Comment 8 Aharon Canan 2015-07-20 14:28:50 UTC
(In reply to Greg Padgett from comment #7)
> (In reply to Aharon Canan from comment #6)
> > Issue reproduced on vt16.1 (rhevm-3.5.4-1.1.el6ev.noarch) using comment #3
> > steps
> > 
> > screenshot and logs attached.
> 
> Hi Aharon, I see several communication errors (non-responsive host) in the
> engine log and some storage-related errors in the vdsm log, which leads me
> to a couple questions:
> 
> 1) Did the storage come back up as expected after the hosts were up?

Yes

> 2) Did you attempt to remove the snapshot again after the host was back up?

Yes

> 
> I didn't emphasize it much in the steps to reproduce, but the original issue
> left the snapshots in a state where subsequent removal after failure was
> impossible.  There are some cases (this may be one) where the deletion
> fails, but it /should/ allow you to remove it after a retry--this is the
> expected behavior.  Knowing more about the test would help determine if this
> is truly a bug vs an unfortunate but expected failure case.  Thanks.

Let me know if you want me to try it again.

Comment 9 Greg Padgett 2015-07-22 15:43:08 UTC
(In reply to Aharon Canan from comment #8)
> (In reply to Greg Padgett from comment #7)
> > 1) Did the storage come back up as expected after the hosts were up?
> Yes
> > 2) Did you attempt to remove the snapshot again after the host was back up?
> Yes
[...]
> Let me know if you want me to try it again.

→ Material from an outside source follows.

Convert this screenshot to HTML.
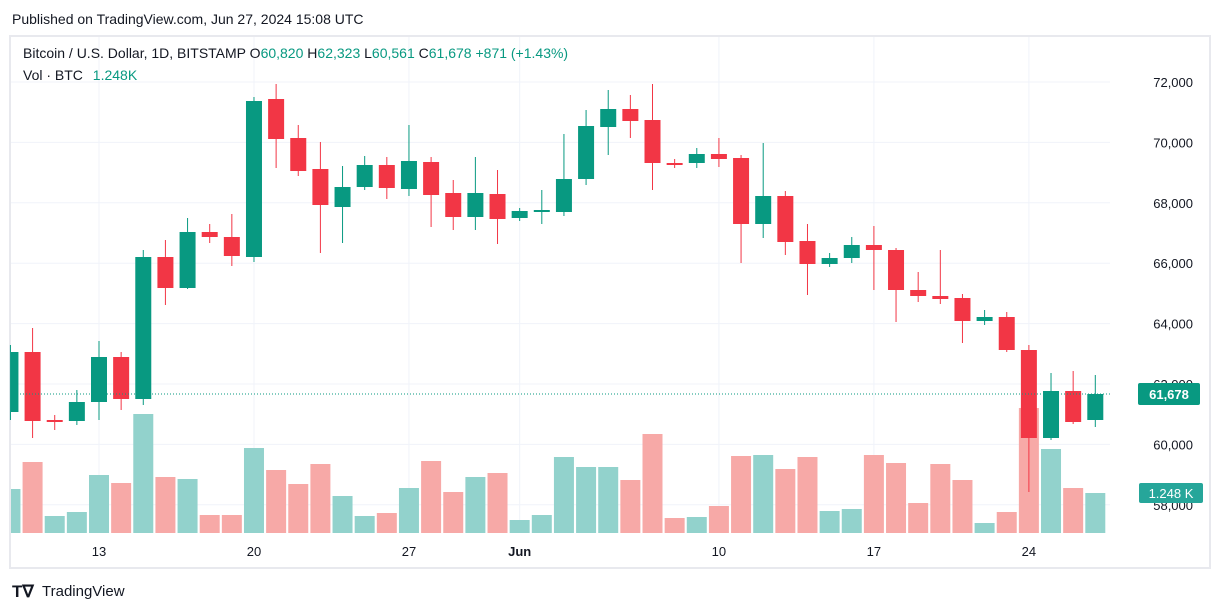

Thanks, so it sounds like there's a fair chance this is something I haven't seen before but the prior logs didn't quite have enough for me to go on.  It would be great if you could reproduce it and provide:

- steps/details (including # of disks, snapshots, storage type, etc)
- engine log
- host log
- engine db dump; OR point me to the environment where I can poke around a little

That should be enough to get started.

Comment 15 Aharon Canan 2015-08-19 06:53:20 UTC
Following comments #12 and #13, verified.

Comment 16 Eyal Edri 2015-09-06 17:09:31 UTC
RHEV 3.5.4 Released. closing current release.